There's a tire/repair place near my house that had "TIRE SAIL" for the longest time on their reader board. Really bugged me every time I drove past. Then they changed it to some other messages, like "SPRANG TIME TIRE ROTATION" and such. That made me realize that they were misspelling things on purpose in order to attract attention! Kinda sneaky if you ask me.
 
Probably the same guy who came up with the movie title Who Framed Roger Rabbit. (No question mark.)

That's not a mistake. The title is meant to be a statement, not a question. (It's also supposed to be bad luck for a movie title to end in a question mark.)
 
I work in an office and part of my duties involves the sorting of correspondence. I just thought that I'd mention that I frequently see people end a question with a full stop, eg "Can you look at this.". Who stole all of the question marks?
Probably the same guy who came up with the movie title Who Framed Roger Rabbit. (No question mark.)

I guess that I'll have to post this myself, then:
sylvester_mccoy.jpg
 
I work in an office and part of my duties involves the sorting of correspondence. I just thought that I'd mention that I frequently see people end a question with a full stop, eg "Can you look at this.". Who stole all of the question marks?
Probably the same guy who came up with the movie title Who Framed Roger Rabbit. (No question mark.)

I guess that I'll have to post this myself, then:
sylvester_mccoy.jpg
"No, Who is on first."
"I don't know!"
"THIRD BASE!"

:guffaw:
 
“Tow the line.” You mean, like a waterskiing boat?

“Free reign” instead of the correct “free rein” — as in letting go of the reins so the horse can go wherever it wants. Nothing to do with kings and queens.

lol! I've been doing these wrong for years! Thanks for the tip. :guffaw:

I'll try to remember that the next time I'm feeling snarky.
 
My favorite malapropism discovered while scoring papers include taking things "for granite," and the phrase, "it's a doggie-dog world."


I'd never heard either of those before reading this... but someone used the "granite" one (and was pulled up on it) in a TV show I was watching today!

dJE
 
“Tow the line.” You mean, like a waterskiing boat?

“Free reign” instead of the correct “free rein” — as in letting go of the reins so the horse can go wherever it wants. Nothing to do with kings and queens.

lol!

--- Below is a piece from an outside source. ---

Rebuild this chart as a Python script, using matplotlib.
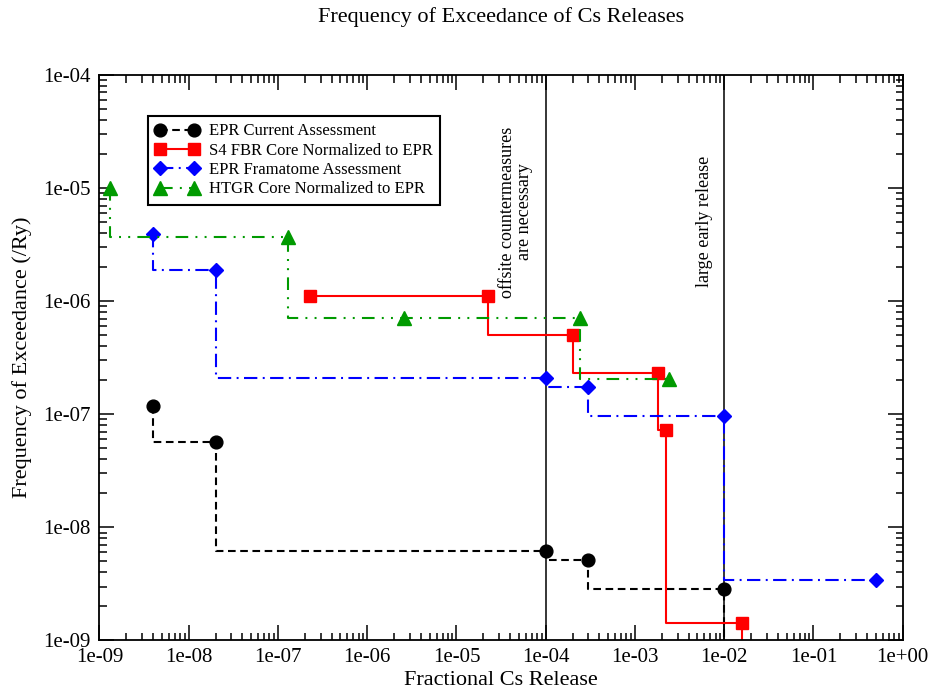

I've been doing these wrong for years! Thanks for the tip. :guffaw:

I'll try to remember that the next time I'm feeling snarky.

Are we sure? I always assumed "free reign" meant you had the power to do whatever you want, like a king and queen.
 
“Tow the line.” You mean, like a waterskiing boat?

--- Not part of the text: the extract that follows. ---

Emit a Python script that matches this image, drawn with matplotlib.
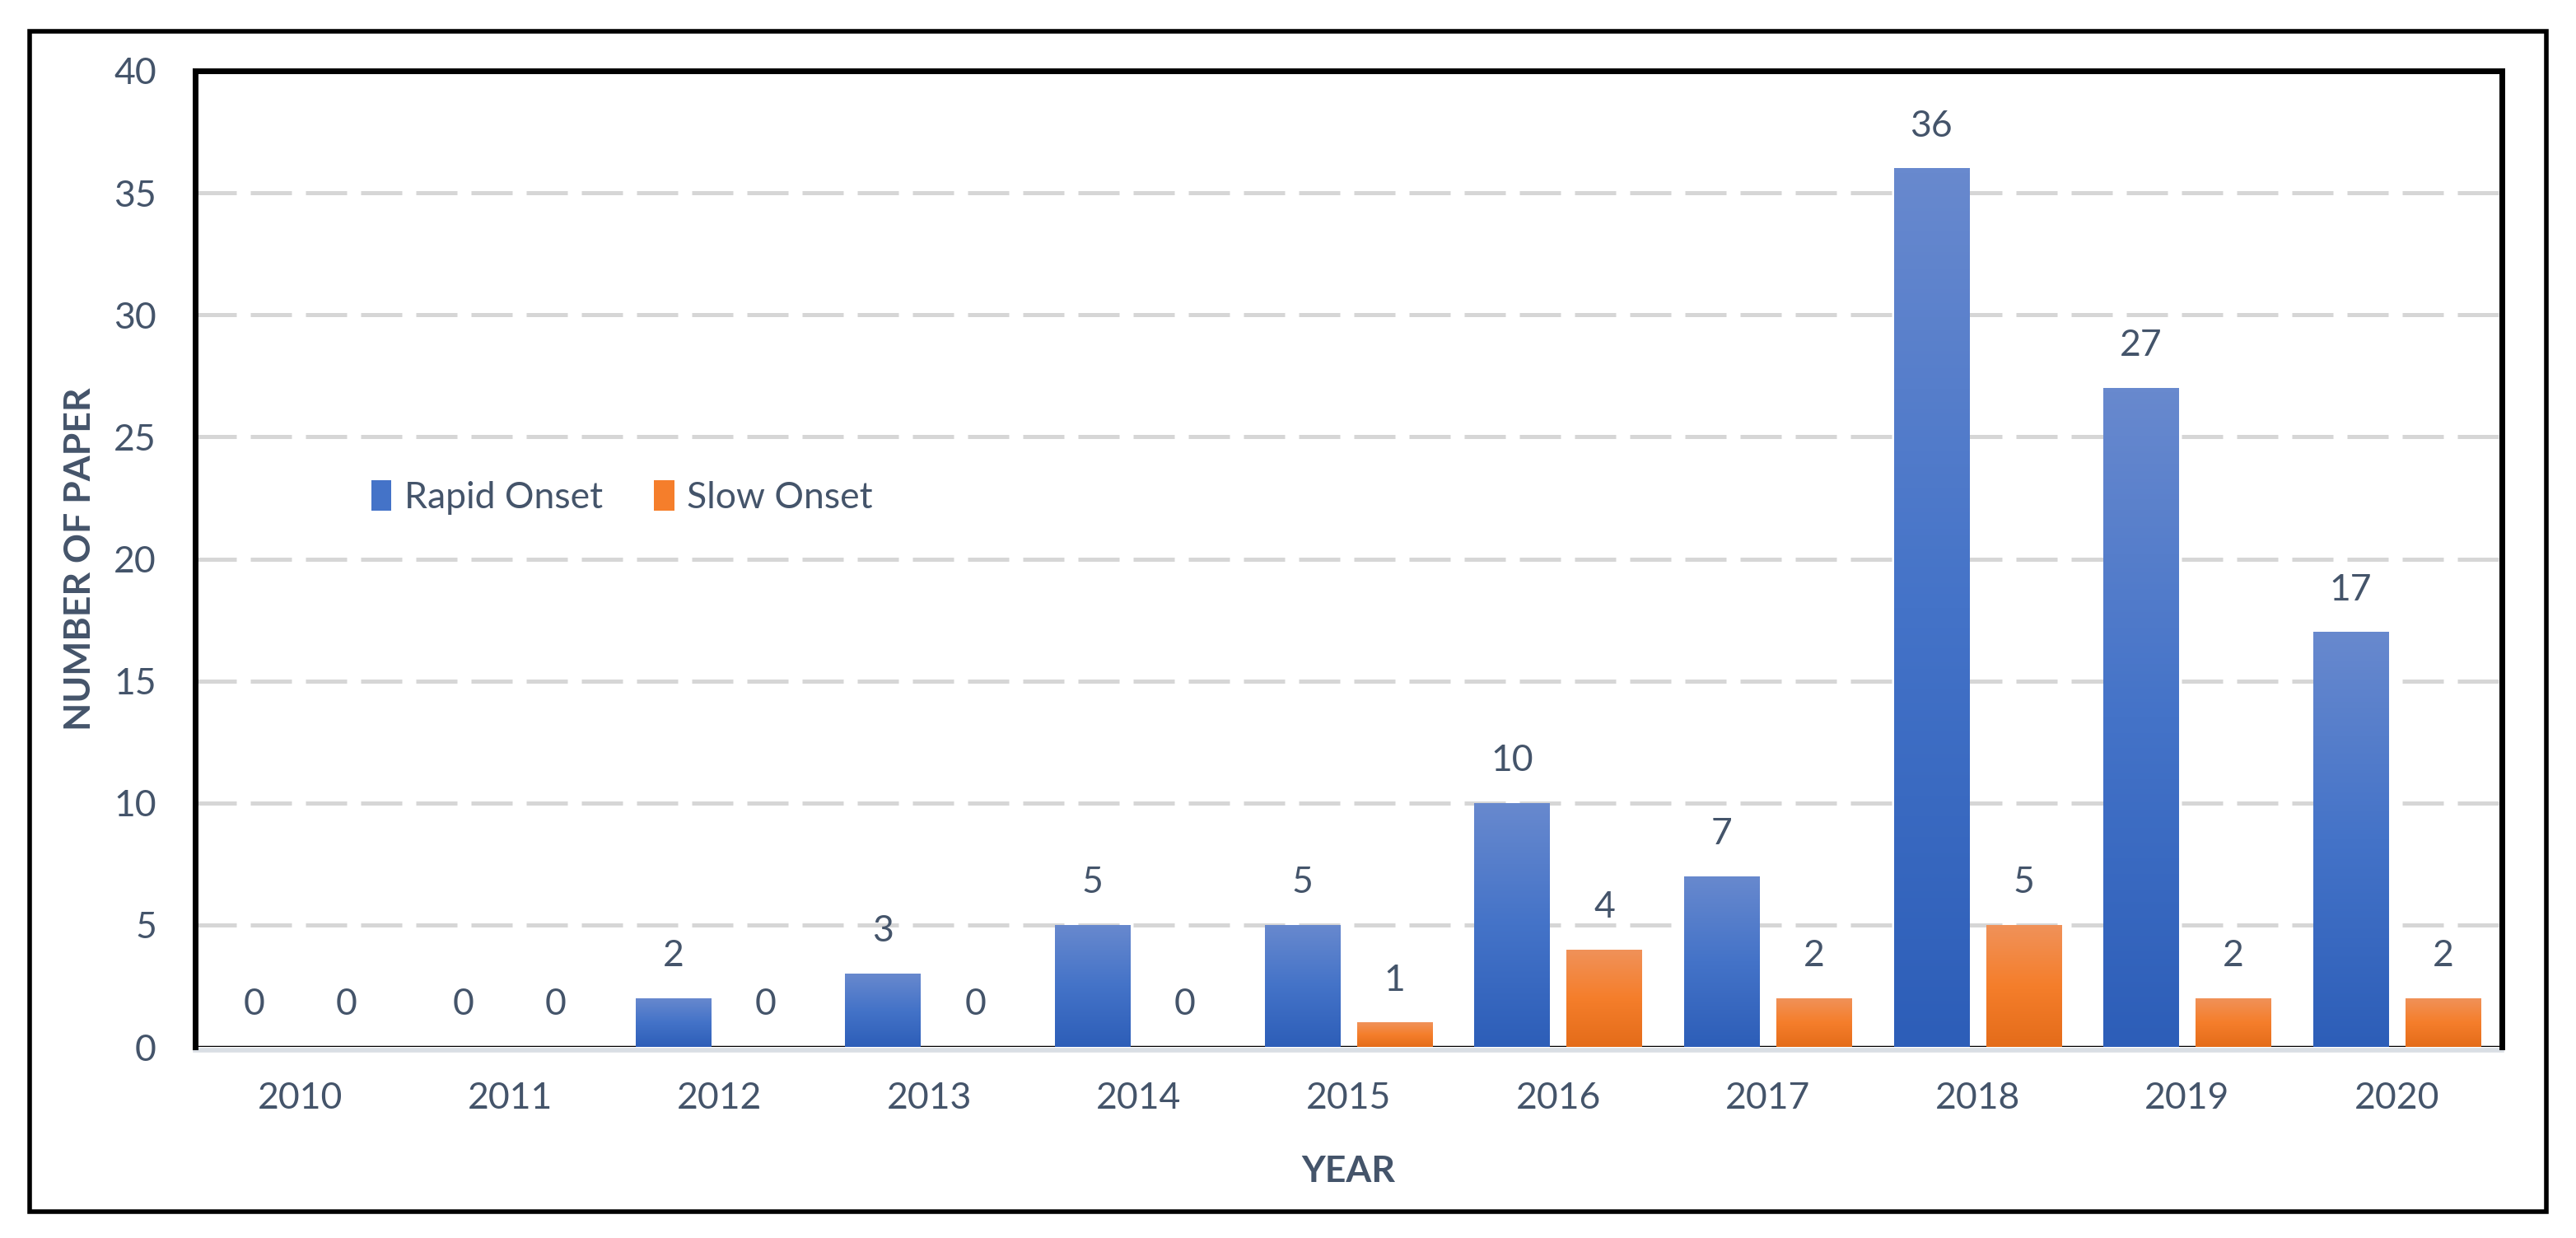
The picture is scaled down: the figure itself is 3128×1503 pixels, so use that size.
import numpy as np
import matplotlib
matplotlib.use("Agg")
import matplotlib.pyplot as plt
import matplotlib.transforms as mtransforms
from matplotlib.colors import LinearSegmentedColormap
from matplotlib.patches import Rectangle, Patch

years = ["2010", "2011", "2012", "2013", "2014", "2015", "2016", "2017", "2018", "2019", "2020"]
rapid = [0, 0, 2, 3, 5, 5, 10, 7, 36, 27, 17]
slow = [0, 0, 0, 0, 0, 1, 4, 2, 5, 2, 2]
series_names = ["Rapid Onset", "Slow Onset"]

txt_col = "#44546A"
fs = 32
plt.rcParams['font.family'] = ['Lato', 'DejaVu Sans']

blue_cmap = LinearSegmentedColormap.from_list("blue", ["#2D5EB8", "#4473C8", "#6889CE"])
orange_cmap = LinearSegmentedColormap.from_list("orange", ["#E46C1A", "#F57E2B", "#F0925A"])

fig = plt.figure(figsize=(31.28, 15.03), dpi=100)
ax = fig.add_axes([0.0758, 0.1543, 0.8954, 0.7885])

x = np.arange(len(years))
w = 0.36
off = 0.22
grad = np.linspace(0, 1, 256).reshape(-1, 1)

def grad_bars(pos, vals, cmap):
      bars = ax.bar(pos, vals, width=w, color='none', edgecolor='none', zorder=3)
      for b in bars:
            h = b.get_height()
            if h <= 0:
                  continue
            x0 = b.get_x()
            im = ax.imshow(grad, extent=(x0, x0 + b.get_width(), 0, h), origin='lower',
                           aspect='auto', cmap=cmap, zorder=3, interpolation='bicubic')
            im.set_clip_path(b)
      # value labels
      for p, v in zip(pos, vals):
            ax.annotate(str(v), (p, v), xytext=(0, 37), textcoords='offset points',
                        ha='center', va='center', fontsize=fs, color=txt_col)
      return bars

grad_bars(x - off, rapid, blue_cmap)
grad_bars(x + off, slow, orange_cmap)

ax.set_xlim(-0.5, len(years) - 0.5)
ax.set_ylim(0, 40)
ax.set_yticks(range(0, 41, 5))
ax.set_xticks(x)
ax.set_xticklabels(years)
ax.tick_params(axis='both', length=0, labelsize=fs, labelcolor=txt_col)
ax.tick_params(axis='y', pad=34)
ax.tick_params(axis='x', pad=30)

# dashed grid
for yv in range(5, 40, 5):
      ax.axhline(yv, color='#D6D6D6', lw=3.6, linestyle=(0, (10, 3.4)), zorder=1)

for s in ['left', 'top', 'right']:
      ax.spines[s].set_linewidth(5)
      ax.spines[s].set_color('black')
ax.spines['bottom'].set_visible(False)
ax.axhline(0, color='black', lw=2.5, zorder=2)
shifted = mtransforms.offset_copy(ax.get_yaxis_transform(), fig=fig, x=0, y=-4, units='dots')
ax.plot([0, 1], [0, 0], transform=shifted, color='#D9DEE4', lw=4, zorder=2, clip_on=False)

ax.set_xlabel("YEAR", fontsize=fs, fontweight='bold', color=txt_col, labelpad=35)
ax.set_ylabel("NUMBER OF PAPER", fontsize=fs, fontweight='bold', color=txt_col, labelpad=15)

handles = [Patch(facecolor="#4473C8", edgecolor='none'),
           Patch(facecolor="#F57E2B", edgecolor='none')]
ax.legend(handles, series_names, loc='center left', bbox_to_anchor=(0.062, 0.563),
          ncol=2, frameon=False, fontsize=fs, labelcolor=txt_col,
          handlelength=0.55, handleheight=0.9, handletextpad=0.35, columnspacing=1.4)

# outer frame
fig.patches.append(Rectangle((36 / 3128, 1 - 1471 / 1503), (3092 - 36) / 3128, (1471 - 38) / 1503,
                             transform=fig.transFigure, fill=False, edgecolor='black', lw=4))

fig.savefig("out.png", dpi=100)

“Free reign” instead of the correct “free rein” — as in letting go of the reins so the horse can go wherever it wants. Nothing to do with kings and queens.

lol! I've been doing these wrong for years! Thanks for the tip. :guffaw:

I'll try to remember that the next time I'm feeling snarky.

Are we sure? I always assumed "free reign" meant you had the power to do whatever you want, like a king and queen.

Eggcorns FTW. :bolian:
 
Probably the same guy who came up with the movie title Who Framed Roger Rabbit. (No question mark.)

That's not a mistake. The title is meant to be a statement, not a question. (It's also supposed to be bad luck for a movie title to end in a question mark.)
Oh. Like How the West Was Won or What the Butler Saw? Well, it still sounds like a question to me.

“Free reign” instead of the correct “free rein” — as in letting go of the reins so the horse can go wherever it wants. Nothing to do with kings and queens.
Are we sure? I always assumed "free reign" meant you had the power to do whatever you want, like a king and queen.
That's part of what makes it an eggcorn rather than a malapropism -- it seems to make sense. But it's still wrong. Or it becomes a variant of the original phrase.

A good example is "butt naked," an eggcorn for "buck naked."

Or "supe up," where the correct spelling is "soup up." The expression originally referred to doping racehorses to make them run faster. The drug solution (usually cocaine) was called "soup." Later, "soup up" was extended to mean modifying an engine to make it faster or more powerful. It has nothing to do with "super" or supercharging.

BTW, a furniture store in my neighborhood has a sign in front saying "FRENCH PERVENTIAL FURNITURE." Maybe it pervents preverts?